Every little bit helps when trying to receive faint signals reliably. It helped, for example, in NIST's recent quantum teleportation record and difficult tests of physics theories. In such experiments, researchers want to decode as much information as possible from the quantum properties of billions of photons, or determine if "entangled" photons have properties that are linked before--or only after--being measured.

NIST has made many advances in photon detector designs. In the latest work, described in Optics Express, NIST researchers used an electron beam to pattern nanowires into a thin film made of a heat-tolerant ceramic superconductor, molybdenum silicide.
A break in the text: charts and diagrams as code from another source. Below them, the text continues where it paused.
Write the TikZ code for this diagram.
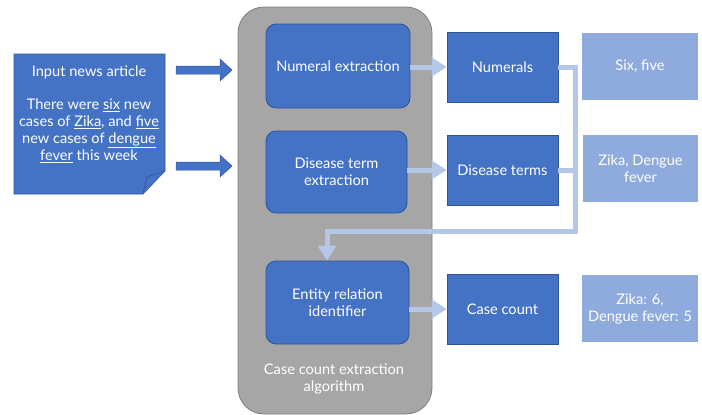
\documentclass[tikz,border=0pt]{standalone}
\usepackage{fontspec}
\setmainfont{Lato}
\usetikzlibrary{arrows.meta}

\definecolor{darkblue}{HTML}{4472C4}
\definecolor{darkedge}{HTML}{2F5597}
\definecolor{lightbox}{HTML}{8FAADC}
\definecolor{flowline}{HTML}{B4C7E7}
\definecolor{greybox}{HTML}{A6A6A6}
\definecolor{greyedge}{HTML}{7F7F7F}

\newcommand{\ul}[1]{\underline{#1}}

\tikzset{
  every node/.style={font=\fontsize{14.6}{17}\selectfont, text=white, align=center},
  container/.style={fill=greybox, draw=greyedge, line width=0.8pt, rounded corners=26pt},
  stagebox/.style={fill=darkblue, draw=darkedge, line width=0.8pt, rounded corners=10pt},
  resultbox/.style={fill=darkblue, draw=darkedge, line width=0.6pt},
  valuebox/.style={fill=lightbox},
  flow/.style={draw=flowline, line width=5pt, line join=miter,
    -{Triangle[length=15pt,width=18pt]}},
  flowplain/.style={draw=flowline, line width=5pt, line join=miter},
  blockarrow/.style={fill=darkblue, draw=darkedge, line width=0.5pt},
}

\begin{document}
\begin{tikzpicture}[x=1pt,y=-1pt]
\useasboundingbox (0,0) rectangle (702,415);

% input document with folded corner
\fill[darkblue, draw=darkedge, line width=0.6pt]
  (14,54) -- (165,54) -- (165,171) -- (143,194) -- (14,194) -- cycle;
\draw[darkedge, line width=0.6pt] (143,194) -- (147,177) -- (165,171);
\node (doctitle) at (89,72) {Input news article};
\node[anchor=north] (doctext) at (89,95)
  {There were \ul{six} new\\cases of \ul{Zika}, and \ul{five}\\new cases of \ul{dengue}\\\ul{fever} this week};

% block arrows into the algorithm
\coordinate (a1) at (176,70);
\coordinate (a2) at (176,166);
\foreach \c in {a1,a2}{
  \path[blockarrow] (\c) ++(0,-4) -- ++(44,0) -- ++(0,-7) -- ++(12,11) -- ++(-12,11)
    -- ++(0,-7) -- ++(-44,0) -- cycle;
}

% algorithm container
\path[container] (238,7) rectangle (432,414);
\node (caption) at (334,379) {Case count extraction\\algorithm};

% stages
\node[stagebox, minimum width=144pt, minimum height=84pt] (numx) at (338,66) {Numeral extraction};
\node[stagebox, minimum width=141pt, minimum height=82pt] (disx) at (336.5,172) {Disease term\\extraction};
\node[stagebox, minimum width=143pt, minimum height=83pt] (ent) at (337.5,302.5) {Entity relation\\identifier};

% results
\node[resultbox, minimum width=111pt, minimum height=70pt] (nums) at (502.5,67) {Numerals};
\node[resultbox, minimum width=111pt, minimum height=70pt] (dis) at (502.5,170) {Disease terms};
\node[resultbox, minimum width=111pt, minimum height=70pt] (cc) at (502.5,309) {Case count};

% values
\node[valuebox, minimum width=116pt, minimum height=67pt] (v1) at (640,66.5) {Six, five};
\node[valuebox, minimum width=115pt, minimum height=67pt] (v2) at (640.5,168.5) {Zika, Dengue\\fever};
\node[valuebox, minimum width=116pt, minimum height=67pt] (v3) at (640,308.5) {Zika: 6,\\Dengue fever: 5};

% flows
\draw[flow] (numx.east |- nums.west) -- (nums.west);
\draw[flow] (disx.east |- dis.west) -- (dis.west);
\draw[flow] (ent.east |- cc.west) -- (cc.west);

\coordinate (bend) at (575,231);
\draw[flowplain] (dis.east) -- (bend |- dis.east);
\draw[flow] (nums.east) -- (bend |- nums.east) -- (bend) -- (327,231) -- (327,261 |- ent.north);
\end{tikzpicture}
\end{document}
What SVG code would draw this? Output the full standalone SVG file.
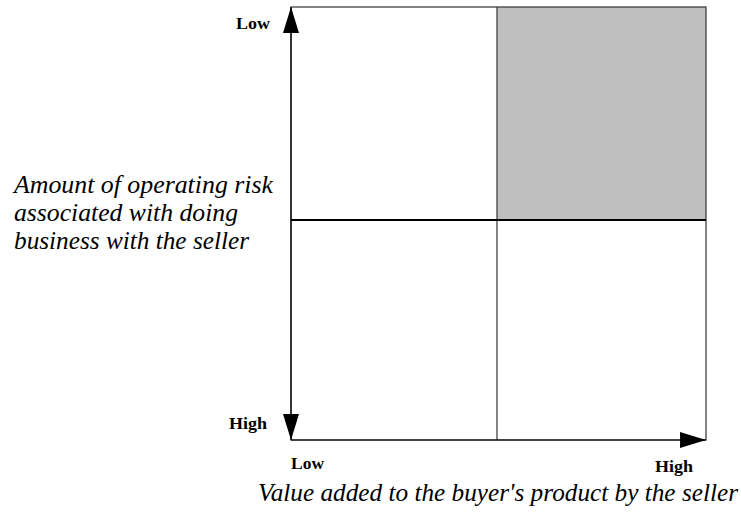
<svg xmlns="http://www.w3.org/2000/svg" width="741" height="512" viewBox="0 0 741 512">
  <style>
    text { font-family: 'Liberation Serif', 'DejaVu Serif', serif; fill: #000; }
    .tick { font-weight: bold; font-size: 17.5px; }
    .axis-title { font-style: italic; font-size: 25px; }
    .frame { fill: none; stroke: #333; stroke-width: 1.2; }
    .axis { stroke: #000; stroke-width: 1.2; fill: none; }
  </style>
  <defs>
    <marker id="arrow" viewBox="0 0 26 16" refX="26" refY="8" markerWidth="26" markerHeight="16" markerUnits="userSpaceOnUse" orient="auto">
      <path d="M0,0 L26,8 L0,16 Z" fill="#000"/>
    </marker>
  </defs>
  <rect width="741" height="512" fill="#fff"/>

  <!-- quadrant grid -->
  <g id="grid">
    <rect id="quadrant-shaded" x="497" y="7" width="209" height="213" fill="#c0c0c0"/>
    <rect class="frame" x="291" y="7" width="415" height="433"/>
    <line x1="497" y1="7" x2="497" y2="440" stroke="#333" stroke-width="1.2"/>
    <line x1="291" y1="220" x2="706" y2="220" stroke="#000" stroke-width="2"/>
  </g>

  <!-- axes -->
  <g id="connectors">
    <line class="axis" x1="291" y1="220" x2="291" y2="7" marker-end="url(#arrow)"/>
    <line class="axis" x1="291" y1="220" x2="291" y2="440" marker-end="url(#arrow)"/>
    <line class="axis" x1="291" y1="440" x2="706" y2="440" marker-end="url(#arrow)"/>
  </g>

  <!-- axis labels -->
  <g id="y-low"><text class="tick" x="236" y="29" textLength="34" lengthAdjust="spacingAndGlyphs">Low</text></g>
  <g id="y-high"><text class="tick" x="229" y="429" textLength="38" lengthAdjust="spacingAndGlyphs">High</text></g>
  <g id="x-low"><text class="tick" x="291" y="469" textLength="33" lengthAdjust="spacingAndGlyphs">Low</text></g>
  <g id="x-high"><text class="tick" x="655" y="472" textLength="38" lengthAdjust="spacingAndGlyphs">High</text></g>

  <g id="y-title">
    <text class="axis-title" x="14" y="193" textLength="259" lengthAdjust="spacingAndGlyphs">Amount of operating risk</text>
    <text class="axis-title" x="14" y="221" textLength="224" lengthAdjust="spacingAndGlyphs">associated with doing</text>
    <text class="axis-title" x="14" y="249" textLength="235" lengthAdjust="spacingAndGlyphs">business with the seller</text>
  </g>
  <g id="x-title">
    <text class="axis-title" x="258" y="501" textLength="480" lengthAdjust="spacingAndGlyphs">Value added to the buyer's product by the seller</text>
  </g>
</svg>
The tiny boost in energy that occurs when a single photon hits is enough to make the nanowires briefly lose their superconducting capability and become normal conductors, signaling the event.

Nanowire detectors are superfast, counting tens of millions of photons per second, and generating few "dark" (or false) counts. Originally they were inefficient--meaning they missed photons they should have counted--but NIST has been fine-tuning their properties, first by boosting efficiency and now reducing jitter.

The new design improves on NIST's 2011 tungsten-silicon alloy material because it can operate at higher (though still cryogenic) temperatures and at a higher electrical current. The higher temperature simplifies refrigeration; the higher current cuts jitter in half, from about 150 picoseconds to 76 picoseconds. NIST researchers enhanced the detector's light absorption and efficiency by embedding the chip in a cavity made of gold mirrors and layers of other unreactive materials.

Researchers demonstrated detector efficiencies of 87 percent at wavelengths that are useful in telecommunications. This was almost as efficient as tungsten-silicon devices (93 percent) but with significantly lower jitter.

The molybdenum-silicide material adds to NIST's contributions in the competitive international field of quantum information science. Development of next-generation sensors offering high precision is a NIST priority. NIST single-photon detectors are used in a variety of experiments around the world.

The detectors were made in NIST Boulder's microfabrication facility. Researchers from the University of Geneva in Switzerland and the Jet Propulsion Laboratory at the California Institute of Technology also contributed to the work.